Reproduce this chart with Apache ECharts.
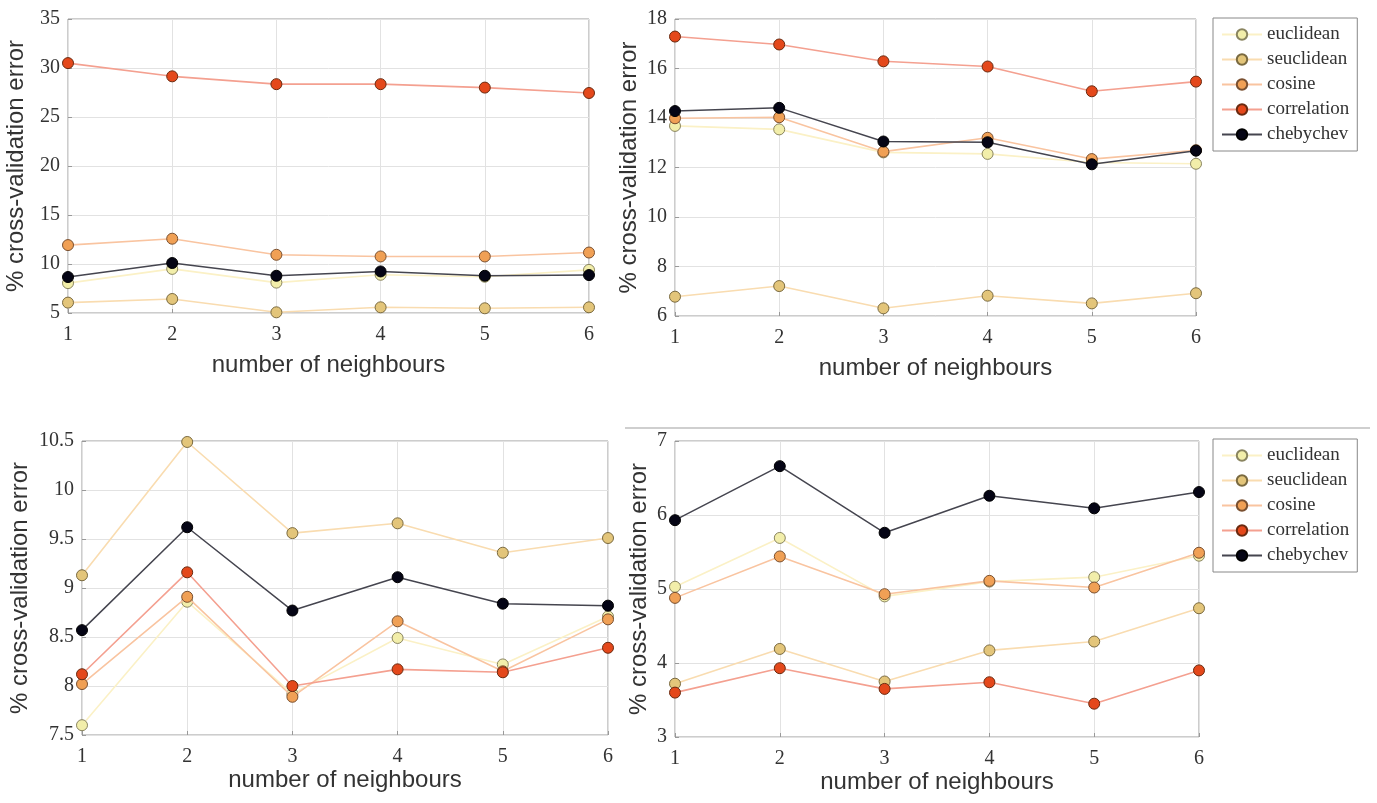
<!DOCTYPE html>
<html>
<head>
<meta charset="utf-8">
<script src="https://cdn.jsdelivr.net/npm/echarts@6/dist/echarts.min.js"></script>
<style>html,body{margin:0;padding:0;background:#fff;}#c{width:1377px;height:803px;}</style>
</head>
<body>
<div id="c"></div>
<script>
const neighbours = [1, 2, 3, 4, 5, 6];
const metricNames = ['euclidean', 'seuclidean', 'cosine', 'correlation', 'chebychev'];

// Panel 1 (top-left)
const p1_euclidean   = [8.05, 9.5, 8.1, 8.9, 8.7, 9.4];
const p1_seuclidean  = [6.06, 6.43, 5.07, 5.58, 5.48, 5.58];
const p1_cosine      = [11.93, 12.58, 10.94, 10.77, 10.77, 11.17];
const p1_correlation = [30.5, 29.15, 28.35, 28.35, 28.0, 27.45];
const p1_chebychev   = [8.67, 10.1, 8.8, 9.24, 8.8, 8.87];

// Panel 2 (top-right)
const p2_euclidean   = [13.68, 13.54, 12.61, 12.55, 12.2, 12.15];
const p2_seuclidean  = [6.78, 7.21, 6.31, 6.82, 6.51, 6.92];
const p2_cosine      = [13.99, 14.03, 12.64, 13.2, 12.34, 12.7];
const p2_correlation = [17.29, 16.97, 16.29, 16.08, 15.08, 15.47];
const p2_chebychev   = [14.28, 14.41, 13.05, 13.02, 12.13, 12.68];

// Panel 3 (bottom-left)
const p3_euclidean   = [7.6, 8.86, 7.92, 8.49, 8.22, 8.71];
const p3_seuclidean  = [9.13, 10.49, 9.56, 9.66, 9.36, 9.51];
const p3_cosine      = [8.02, 8.91, 7.89, 8.66, 8.15, 8.68];
const p3_correlation = [8.12, 9.16, 8.0, 8.17, 8.14, 8.39];
const p3_chebychev   = [8.57, 9.62, 8.77, 9.11, 8.84, 8.82];

// Panel 4 (bottom-right)
const p4_euclidean   = [5.03, 5.69, 4.9, 5.1, 5.16, 5.45];
const p4_seuclidean  = [3.72, 4.19, 3.75, 4.17, 4.29, 4.74];
const p4_cosine      = [4.88, 5.44, 4.93, 5.11, 5.02, 5.49];
const p4_correlation = [3.6, 3.93, 3.65, 3.74, 3.45, 3.9];
const p4_chebychev   = [5.93, 6.66, 5.76, 6.26, 6.09, 6.31];

const yTicks = [
  {min: 5, max: 35, interval: 5},
  {min: 6, max: 18, interval: 2},
  {min: 7.5, max: 10.5, interval: 0.5},
  {min: 3, max: 7, interval: 1}
];

const panels = [
  [p1_euclidean, p1_seuclidean, p1_cosine, p1_correlation, p1_chebychev],
  [p2_euclidean, p2_seuclidean, p2_cosine, p2_correlation, p2_chebychev],
  [p3_euclidean, p3_seuclidean, p3_cosine, p3_correlation, p3_chebychev],
  [p4_euclidean, p4_seuclidean, p4_cosine, p4_correlation, p4_chebychev]
];

const markerColors = ['#f2eeaa', '#e3c57a', '#f0a055', '#e4481b', '#050515'];
const lineColors   = ['#fbf1c6', '#f9dcb0', '#f9c4a0', '#f4a090', '#45454f'];
const borderColors = ['#8a8560', '#7a6a40', '#7a5030', '#6a2a10', '#000000'];

const grids = [
  {left: 68, top: 19, width: 521, height: 294},
  {left: 675, top: 19, width: 521, height: 297},
  {left: 82, top: 441, width: 526, height: 294},
  {left: 675, top: 441, width: 524, height: 296}
];
const xNameGaps = [40, 40, 32, 33];
const yNameGaps = [40, 34, 50, 24];

const serif = '"Liberation Serif", "DejaVu Serif", serif';
const sans = '"Liberation Sans", Arial, sans-serif';

const xAxes = grids.map((g, i) => ({
  gridIndex: i, type: 'value', min: 1, max: 6, interval: 1,
  name: 'number of neighbours', nameLocation: 'middle', nameGap: xNameGaps[i],
  nameTextStyle: {fontFamily: sans, fontSize: 24, color: '#333'},
  axisLine: {show: false}, axisTick: {show: true, inside: true, length: 4, lineStyle: {color: '#999'}},
  axisLabel: {fontFamily: serif, fontSize: 20, color: '#333', margin: 12,
    formatter: v => String(neighbours[v - 1] !== undefined ? neighbours[v - 1] : v)},
  splitLine: {show: true, lineStyle: {color: '#e2e2e2', width: 1}}
}));

const yAxes = grids.map((g, i) => ({
  gridIndex: i, type: 'value', min: yTicks[i].min, max: yTicks[i].max, interval: yTicks[i].interval,
  name: '% cross-validation error', nameLocation: 'middle', nameGap: yNameGaps[i],
  nameTextStyle: {fontFamily: sans, fontSize: 24, color: '#333'},
  axisLine: {show: false}, axisTick: {show: true, inside: true, length: 4, lineStyle: {color: '#999'}},
  axisLabel: {fontFamily: serif, fontSize: 20, color: '#333', margin: 8},
  splitLine: {show: true, lineStyle: {color: '#e2e2e2', width: 1}}
}));

const series = [];
panels.forEach((pd, pi) => {
  pd.forEach((vals, mi) => {
    series.push({
      name: metricNames[mi], type: 'line', xAxisIndex: pi, yAxisIndex: pi,
      data: vals.map((v, k) => [neighbours[k], v]),
      symbol: 'circle', symbolSize: 11,
      lineStyle: {color: lineColors[mi], width: mi === 4 ? 1.5 : 1.6},
      itemStyle: {color: markerColors[mi], borderColor: borderColors[mi], borderWidth: 1},
      emphasis: {disabled: true}, z: 2 + mi, animation: false
    });
  });
});

const legendBase = {
  orient: 'vertical', left: 1213, data: metricNames,
  backgroundColor: '#fff', borderColor: '#888', borderWidth: 1,
  padding: [7, 8, 7, 8], itemGap: 6, itemWidth: 40, itemHeight: 13,
  textStyle: {fontFamily: serif, fontSize: 19, color: '#333', lineHeight: 19},
  selectedMode: false
};

const chart = echarts.init(document.getElementById('c'), null, {renderer: 'canvas'});
chart.setOption({
  backgroundColor: '#fff',
  animation: false,
  grid: grids.map(g => Object.assign({show: true, borderColor: '#9a9a9a', borderWidth: 1, backgroundColor: 'transparent'}, g)),
  xAxis: xAxes,
  yAxis: yAxes,
  legend: [Object.assign({top: 18}, legendBase), Object.assign({top: 439}, legendBase)],
  graphic: [{type: 'line', shape: {x1: 625, y1: 428, x2: 1370, y2: 428}, style: {stroke: '#cfcfcf', lineWidth: 2}}],
  series: series
});
</script>
</body>
</html>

---*---

EXERCISE BRIEF ▸ All of the data needs repeating exactly, but the pictures do not.

OUTPUT FOR THIS TASK ▸
Reproduce this chart with Apache ECharts.
<!DOCTYPE html>
<html>
<head>
<meta charset="utf-8">
<script src="https://cdn.jsdelivr.net/npm/echarts@6/dist/echarts.min.js"></script>
<style>html,body{margin:0;padding:0;background:#fff;}#c{width:1377px;height:803px;}</style>
</head>
<body>
<div id="c"></div>
<script>
const neighbours = [1, 2, 3, 4, 5, 6];
const metricNames = ['euclidean', 'seuclidean', 'cosine', 'correlation', 'chebychev'];

// Panel 1 (top-left)
const p1_euclidean   = [8.05, 9.5, 8.1, 8.9, 8.7, 9.4];
const p1_seuclidean  = [6.06, 6.43, 5.07, 5.58, 5.48, 5.58];
const p1_cosine      = [11.93, 12.58, 10.94, 10.77, 10.77, 11.17];
const p1_correlation = [30.5, 29.15, 28.35, 28.35, 28.0, 27.45];
const p1_chebychev   = [8.67, 10.1, 8.8, 9.24, 8.8, 8.87];

// Panel 2 (top-right)
const p2_euclidean   = [13.68, 13.54, 12.61, 12.55, 12.2, 12.15];
const p2_seuclidean  = [6.78, 7.21, 6.31, 6.82, 6.51, 6.92];
const p2_cosine      = [13.99, 14.03, 12.64, 13.2, 12.34, 12.7];
const p2_correlation = [17.29, 16.97, 16.29, 16.08, 15.08, 15.47];
const p2_chebychev   = [14.28, 14.41, 13.05, 13.02, 12.13, 12.68];

// Panel 3 (bottom-left)
const p3_euclidean   = [7.6, 8.86, 7.92, 8.49, 8.22, 8.71];
const p3_seuclidean  = [9.13, 10.49, 9.56, 9.66, 9.36, 9.51];
const p3_cosine      = [8.02, 8.91, 7.89, 8.66, 8.15, 8.68];
const p3_correlation = [8.12, 9.16, 8.0, 8.17, 8.14, 8.39];
const p3_chebychev   = [8.57, 9.62, 8.77, 9.11, 8.84, 8.82];

// Panel 4 (bottom-right)
const p4_euclidean   = [5.03, 5.69, 4.9, 5.1, 5.16, 5.45];
const p4_seuclidean  = [3.72, 4.19, 3.75, 4.17, 4.29, 4.74];
const p4_cosine      = [4.88, 5.44, 4.93, 5.11, 5.02, 5.49];
const p4_correlation = [3.6, 3.93, 3.65, 3.74, 3.45, 3.9];
const p4_chebychev   = [5.93, 6.66, 5.76, 6.26, 6.09, 6.31];

const yTicks = [
  {min: 5, max: 35, interval: 5},
  {min: 6, max: 18, interval: 2},
  {min: 7.5, max: 10.5, interval: 0.5},
  {min: 3, max: 7, interval: 1}
];

const panels = [
  [p1_euclidean, p1_seuclidean, p1_cosine, p1_correlation, p1_chebychev],
  [p2_euclidean, p2_seuclidean, p2_cosine, p2_correlation, p2_chebychev],
  [p3_euclidean, p3_seuclidean, p3_cosine, p3_correlation, p3_chebychev],
  [p4_euclidean, p4_seuclidean, p4_cosine, p4_correlation, p4_chebychev]
];

const markerColors = ['#f2eeaa', '#e3c57a', '#f0a055', '#e4481b', '#050515'];
const lineColors   = ['#fbf1c6', '#f9dcb0', '#f9c4a0', '#f4a090', '#45454f'];
const borderColors = ['#8a8560', '#7a6a40', '#7a5030', '#6a2a10', '#000000'];

const grids = [
  {left: 68, top: 19, width: 521, height: 294},
  {left: 675, top: 19, width: 521, height: 297},
  {left: 82, top: 441, width: 526, height: 294},
  {left: 675, top: 441, width: 524, height: 296}
];
const xNameGaps = [40, 40, 32, 33];
const yNameGaps = [40, 34, 50, 24];

const serif = '"Liberation Serif", "DejaVu Serif", serif';
const sans = '"Liberation Sans", Arial, sans-serif';

const xAxes = grids.map((g, i) => ({
  gridIndex: i, type: 'value', min: 1, max: 6, interval: 1,
  name: 'number of neighbours', nameLocation: 'middle', nameGap: xNameGaps[i],
  nameTextStyle: {fontFamily: sans, fontSize: 24, color: '#333'},
  axisLine: {show: false}, axisTick: {show: true, inside: true, length: 4, lineStyle: {color: '#999'}},
  axisLabel: {fontFamily: serif, fontSize: 20, color: '#333', margin: 12,
    formatter: v => String(neighbours[v - 1] !== undefined ? neighbours[v - 1] : v)},
  splitLine: {show: true, lineStyle: {color: '#e2e2e2', width: 1}}
}));

const yAxes = grids.map((g, i) => ({
  gridIndex: i, type: 'value', min: yTicks[i].min, max: yTicks[i].max, interval: yTicks[i].interval,
  name: '% cross-validation error', nameLocation: 'middle', nameGap: yNameGaps[i],
  nameTextStyle: {fontFamily: sans, fontSize: 24, color: '#333'},
  axisLine: {show: false}, axisTick: {show: true, inside: true, length: 4, lineStyle: {color: '#999'}},
  axisLabel: {fontFamily: serif, fontSize: 20, color: '#333', margin: 8},
  splitLine: {show: true, lineStyle: {color: '#e2e2e2', width: 1}}
}));

const series = [];
panels.forEach((pd, pi) => {
  pd.forEach((vals, mi) => {
    series.push({
      name: metricNames[mi], type: 'line', xAxisIndex: pi, yAxisIndex: pi,
      data: vals.map((v, k) => [neighbours[k], v]),
      symbol: 'circle', symbolSize: 11,
      lineStyle: {color: lineColors[mi], width: mi === 4 ? 1.5 : 1.6},
      itemStyle: {color: markerColors[mi], borderColor: borderColors[mi], borderWidth: 1},
      emphasis: {disabled: true}, z: 2 + mi, animation: false
    });
  });
});

const legendBase = {
  orient: 'vertical', left: 1213, data: metricNames,
  backgroundColor: '#fff', borderColor: '#888', borderWidth: 1,
  padding: [7, 8, 7, 8], itemGap: 6, itemWidth: 40, itemHeight: 13,
  textStyle: {fontFamily: serif, fontSize: 19, color: '#333', lineHeight: 19},
  selectedMode: false
};

const chart = echarts.init(document.getElementById('c'), null, {renderer: 'canvas'});
chart.setOption({
  backgroundColor: '#fff',
  animation: false,
  grid: grids.map(g => Object.assign({show: true, borderColor: '#9a9a9a', borderWidth: 1, backgroundColor: 'transparent'}, g)),
  xAxis: xAxes,
  yAxis: yAxes,
  legend: [Object.assign({top: 18}, legendBase), Object.assign({top: 439}, legendBase)],
  graphic: [{type: 'line', shape: {x1: 625, y1: 428, x2: 1370, y2: 428}, style: {stroke: '#cfcfcf', lineWidth: 2}}],
  series: series
});
</script>
</body>
</html>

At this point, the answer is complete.